Luís Valente
Escondida numa rua estreita do centro histórico de Lisboa, encontra-se a oficina de um dos poucos artesãos lisboetas dedicados ao ofício de encadernar, dourar e restaurar livros. Luís Valente tinha catorze anos quando começou a trabalhar nesta oficina, após ser expulso da escola por mau comportamento. Poucos anos antes, no dia 25 de abril de 1974, estava no Largo do Carmo com o pai a acompanhar de perto a Revolução dos Cravos. “Passou-se da época em que não se podia levantar a garimpa para a época em que uma pessoa fazia o que lhe apetecia”, diz Luís Valente, que não gostava da escola e preferia desfrutar da liberdade conquistada pela Revolução de Abril.
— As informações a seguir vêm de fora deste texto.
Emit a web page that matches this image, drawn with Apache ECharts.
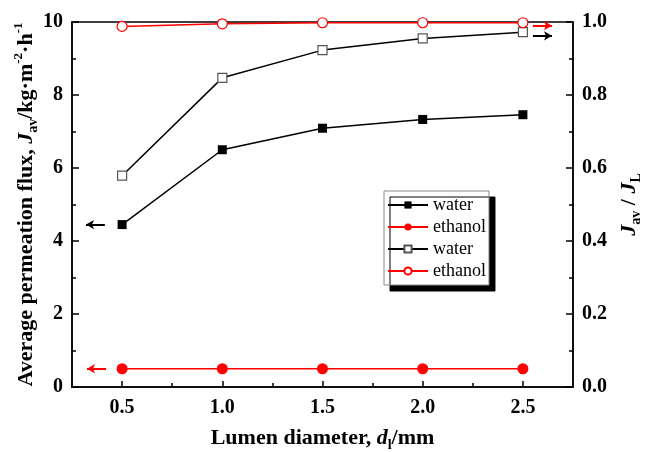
<!DOCTYPE html>
<html>
<head>
<meta charset="utf-8">
<title>Average permeation flux vs lumen diameter</title>
<script src="https://cdn.jsdelivr.net/npm/echarts@6/dist/echarts.min.js"></script>
<style>
  html, body { margin: 0; padding: 0; background: #fff; }
  #chart { width: 645px; height: 452px; }
</style>
</head>
<body>
<div id="chart"></div>
<script>
// values
const diameters = [0.5, 1.0, 1.5, 2.0, 2.5];
const waterFlux = [4.45, 6.5, 7.09, 7.33, 7.46];
const ethanolFlux = [0.5, 0.5, 0.5, 0.5, 0.5];
const waterRatio = [0.579, 0.847, 0.923, 0.955, 0.972];
const ethanolRatio = [0.988, 0.995, 0.998, 0.998, 0.998];
const xTicks = [0.5, 1.0, 1.5, 2.0, 2.5];
const xMinorTicks = [0.75, 1.25, 1.75, 2.25];
const legendNames = ["water", "ethanol", "water", "ethanol"];

const serif = "'Liberation Serif', 'Times New Roman', serif";
const pairs = (ys) => diameters.map((x, i) => [x, ys[i]]);

const richTitle = {
  b: { fontSize: 22, fontWeight: "bold", fontFamily: serif, color: "#000", lineHeight: 28 },
  i: { fontSize: 22, fontWeight: "bold", fontStyle: "italic", fontFamily: serif, color: "#000", lineHeight: 28 },
  s: { fontSize: 14, fontWeight: "bold", fontFamily: serif, color: "#000", verticalAlign: "bottom", lineHeight: 14 },
  p: { fontSize: 13, fontWeight: "bold", fontFamily: serif, color: "#000", verticalAlign: "top", lineHeight: 13 }
};

const tickLabel = { color: "#000", fontSize: 20, fontWeight: "bold", fontFamily: serif };

// 箭头标注（指向对应坐标轴）
function arrow(x1, x2, y, color) {
  return {
    silent: true,
    symbol: ["none", "arrow"],
    symbolSize: [7, 8],
    label: { show: false },
    lineStyle: { color: color, width: 2, type: "solid" },
    animation: false,
    data: [[{ coord: [x1, y] }, { coord: [x2, y] }]]
  };
}

let option = {
  animation: false,
  grid: {
    left: 72, right: 72, top: 22, bottom: 65,
    outerBoundsMode: "none",
    show: true, borderColor: "#000", borderWidth: 1.5, backgroundColor: "transparent"
  },
  legend: {
    orient: "vertical",
    left: 384, top: 191,
    itemWidth: 40, itemHeight: 9, itemGap: 4,
    padding: [5, 3, 5, 3],
    backgroundColor: "#fff",
    borderColor: "#888", borderWidth: 1,
    shadowColor: "#000", shadowBlur: 0, shadowOffsetX: 6, shadowOffsetY: 6,
    textStyle: { fontFamily: serif, fontSize: 18, color: "#000" },
    data: ["wf", "ef", "wr", "er"],
    formatter: (n) => legendNames[["wf", "ef", "wr", "er"].indexOf(n)]
  },
  xAxis: [
    {
      type: "value", min: 0.25, max: 2.75, position: "bottom",
      name: "{b|Lumen diameter, }{i|d}{s|l}{b|/mm}",
      nameLocation: "middle", nameGap: 37,
      nameTextStyle: { rich: richTitle },
      axisLine: { show: true, lineStyle: { color: "#000", width: 1.5 } },
      axisTick: { show: true, inside: true, length: 6, customValues: xTicks, lineStyle: { color: "#000", width: 1.5 } },
      axisLabel: { ...tickLabel, margin: 11, customValues: xTicks, formatter: (v) => v.toFixed(1) },
      splitLine: { show: false }
    },
    {
      type: "value", min: 0.25, max: 2.75, position: "bottom",
      axisLine: { show: false },
      axisTick: { show: true, inside: true, length: 4, customValues: xMinorTicks, lineStyle: { color: "#000", width: 1.5 } },
      axisLabel: { show: false },
      splitLine: { show: false }
    }
  ],
  yAxis: [
    {
      type: "value", min: 0, max: 10, interval: 2, position: "left",
      name: "{b|Average permeation flux, }{i|J}{s|av}{b|/kg·m}{p|-2}{b|·h}{p|-1}",
      nameLocation: "middle", nameGap: 32, nameMoveOverlap: false,
      nameTextStyle: { rich: richTitle },
      axisLine: { show: true, lineStyle: { color: "#000", width: 1.5 } },
      axisTick: { show: true, inside: true, length: 7, lineStyle: { color: "#000", width: 1.5 } },
      minorTick: { show: true, splitNumber: 2, length: 4, lineStyle: { color: "#000", width: 1.5 } },
      axisLabel: { ...tickLabel, margin: 9 },
      splitLine: { show: false }
    },
    {
      type: "value", min: 0, max: 1, interval: 0.2, position: "right",
      name: "{i|J}{s|av}{b| / }{i|J}{s|L}",
      nameLocation: "middle", nameGap: 40, nameRotate: 90,
      nameTextStyle: { rich: richTitle },
      axisLine: { show: true, lineStyle: { color: "#000", width: 1.5 } },
      axisTick: { show: true, inside: true, length: 7, lineStyle: { color: "#000", width: 1.5 } },
      minorTick: { show: true, splitNumber: 2, length: 4, lineStyle: { color: "#000", width: 1.5 } },
      axisLabel: { ...tickLabel, margin: 9, formatter: (v) => v.toFixed(1) },
      splitLine: { show: false }
    }
  ],
  series: [
    {
      name: "wf", type: "line", yAxisIndex: 0, data: pairs(waterFlux),
      symbol: "rect", symbolSize: 9,
      lineStyle: { color: "#000", width: 1.5 },
      itemStyle: { color: "#000" },
      markLine: arrow(0.414, 0.32, 4.45, "#000")
    },
    {
      name: "ef", type: "line", yAxisIndex: 0, data: pairs(ethanolFlux),
      symbol: "circle", symbolSize: 11,
      lineStyle: { color: "#ff0000", width: 1.5 },
      itemStyle: { color: "#ff0000" },
      markLine: arrow(0.42, 0.325, 0.5, "#ff0000")
    },
    {
      name: "wr", type: "line", yAxisIndex: 1, data: pairs(waterRatio),
      symbol: "rect", symbolSize: 9,
      lineStyle: { color: "#000", width: 1.5 },
      itemStyle: { color: "#fff", borderColor: "#555", borderWidth: 1.2 },
      markLine: arrow(2.55, 2.645, 0.962, "#000")
    },
    {
      name: "er", type: "line", yAxisIndex: 1, data: pairs(ethanolRatio),
      symbol: "circle", symbolSize: 10,
      lineStyle: { color: "#ff0000", width: 1.5 },
      itemStyle: { color: "#fff", borderColor: "#ff0000", borderWidth: 1.2 },
      markLine: arrow(2.55, 2.645, 0.99, "#ff0000")
    }
  ]
};

let chart = echarts.init(document.getElementById("chart"), null, { renderer: "canvas" });
chart.setOption(option);
</script>
</body>
</html>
Ao mesmo tempo, começou a fazer alguns biscates para ganhar a vida – primeiro ajudando a descarregar hortaliça de camionetas na Praça da Ribeira e depois numa oficina de mecânica –, até surgir a oportunidade de trabalhar como encadernador-dourador na firma Cabral & Alves, Lda.
Já lá vão quarenta e quatro anos desde que Luís Valente queimou os dedos pela primeira vez nos ferros de dourar. No processo de composição manual, é indispensável a utilização do componedor, utensílio sobre o qual um compositor dispõe as letras com que vai formando as linhas da composição. Este instrumento tipográfico, assim como as letras, é aquecido a uma temperatura aproximada de 100°C e, segundo Luís Valente, a única forma de uma pessoa manuseá-lo sem se queimar constantemente é calejando os dedos.
Trabalhou durante dezoito anos como empregado da firma Cabral & Alves, Lda. e, quando tinha trinta e cinco anos, comprou-a, após o falecimento do seu patrão. Mantendo o mesmo nome, a firma com sede na freguesia de Misericórdia, Lisboa, mudou essencialmente a abordagem artística ao ofício de encadernador-dourador. Apesar de continuar a fazer o mesmo tipo de trabalhos, isto é, encadernação de livros, restauro de obras antigas, gravação de títulos e motivos ornamentais, a ouro, sobre encadernações, entre outros, Luís Valente reuniu ao longo das últimas décadas a maior coleção de ferros de dourar do país e cerca de uma centena e meia de tipos de letra em bronze. Manuseadas pelas mãos habilidosas de Luís Valente, estas ferramentas dão forma a peças únicas e exclusivas. “Gosto de trabalhar descontraído, reinar com o cliente, não gosto de trabalhar sob pressão”, diz enquanto dispõe as letras no componedor. Os clientes da empresa Cabral & Alves, Lda. vão desde colecionadores particulares e alfarrabistas até membros do clero e da realeza. A única coisa que Luís Valente garante a todos, além da excelência do seu trabalho, é um tratamento igual, sem discriminações nem subserviências, e sempre com boa disposição.
A abordagem artística de Luís Valente revela-se em todo o seu esplendor nos trabalhos premiados na Bienal Mundial de Encadernação Artística, na qual participam cerca de oitocentos encadernadores de todo o mundo. Um desses trabalhos, feito apenas com papel, cartão e ouro de 23 quilates, demorou mais de trezentas horas a fazer, fora do horário de trabalho. “Divirto-me à brava a fazer isto”, diz Luís Valente. Os trabalhos de encadernação artística que Luís Valente executa, sem qualquer formação específica para o efeito, mais do que obras de arte, são verdadeiros hinos ao livro.